1326 yılında Sultan Orhan döneminde Bursa alınır ve Osmanlı’nın başkenti yapılır. Bursa’nın alınmasından sonra Sultan Orhan kurmaylarını toplar ve hedef gösterir: İzmit ve çevresi alınmalı ve İstanbul’a yaklaşılmalıdır. Toplantıda bulunanlar daha sonra Gemlik’ten İzmit Körfezi’ne kadar tüm şehirleri fethederek Marmara Körfezi’nin Osmanlı’nın olduğu mesajını verir. Öbür taraftan Akçakoca/Kocaeli, Sapanca, Adapazarı, Karasu, Kocaali, Kefken, Kandıra ve Kaynarca’da fethedilmiştir. Kara Abdurrahman tarafından Pendik ve Kartal’a kadar bölge fethedilerek İzmit çevresi Müslüman Türkler tarafından sarıldı. Hatta Akçakocaoğlu İlyas Beyi Gebze ve civarına gönderdi ve Oğlu İlyas’da buraları Osmanlı topraklarına kattı.

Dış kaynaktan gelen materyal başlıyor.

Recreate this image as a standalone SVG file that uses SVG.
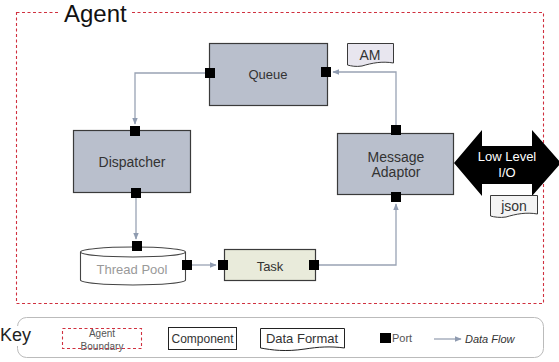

Kısaca 1326’dan 1340 yıllarına kadar bu fethedilen yerlere Türkler, Oğuzların kayı boyu olan Türkmenler yerleşmeye başladı. İlk yerleşimler Mollafenari, Karamürsel, Akçat, Halıdere, Ulaşlı Örcün Köyü, Suadiye, Arman, Akçakese Kaynarca, Kaymas ve Kandıra gibi yerlere oldu.
Fetih sırası İzmit’e geldi. İzmit’in fethi de tarih kitaplarında 1332 veya 1336 yazmaktadır. Kocaeli yarımadası dediğimiz ve bölgenin Türkmenleşmesi böylece tamamlanmış oldu. Tabi bu arada söylemeye gerek yok Taşköprü ve civarı bölgelerde fethedilmiş oldu.
O gün Türkmen Yörük boyları olan ilk yerleşimciler daha sonra Ermeni ve Rumların yerleşik Türkmenlere sebze ve meyvecilik yaptıkları Osmanlı Payitahtına götürdükleri için sizler, “Osmanlı’nın manavsınız.” demişlerdir. Bu halk manav ismiyle anılır olmuştur.
Daha sonra Ege, Akdeniz ve Marmara Orta Anadolu Bölgesi’nden gelen Oğuz Türkmen aşiretleri, bugün yörük olarak tanımladığımız bu insanlar Gebze civarı özellikle Sığırlık, Çenedağı, Derince, Hereke, Kandıra, Kefken, Babalı, Kaynarca, Denizli Köyü, Karasu, Akçakoca, Şile, Ağva, Bağırganlı kısaca sahil kesimlerine yerleştiler. Önceden gelen yörükler, manavlarla bir ve beraber oldular. Tabi ki bu arada 1877-1878 Osmanlı-Rus harbi sonunda, Kocaeli özellikle Balkanlardan çok miktarda göç aldı.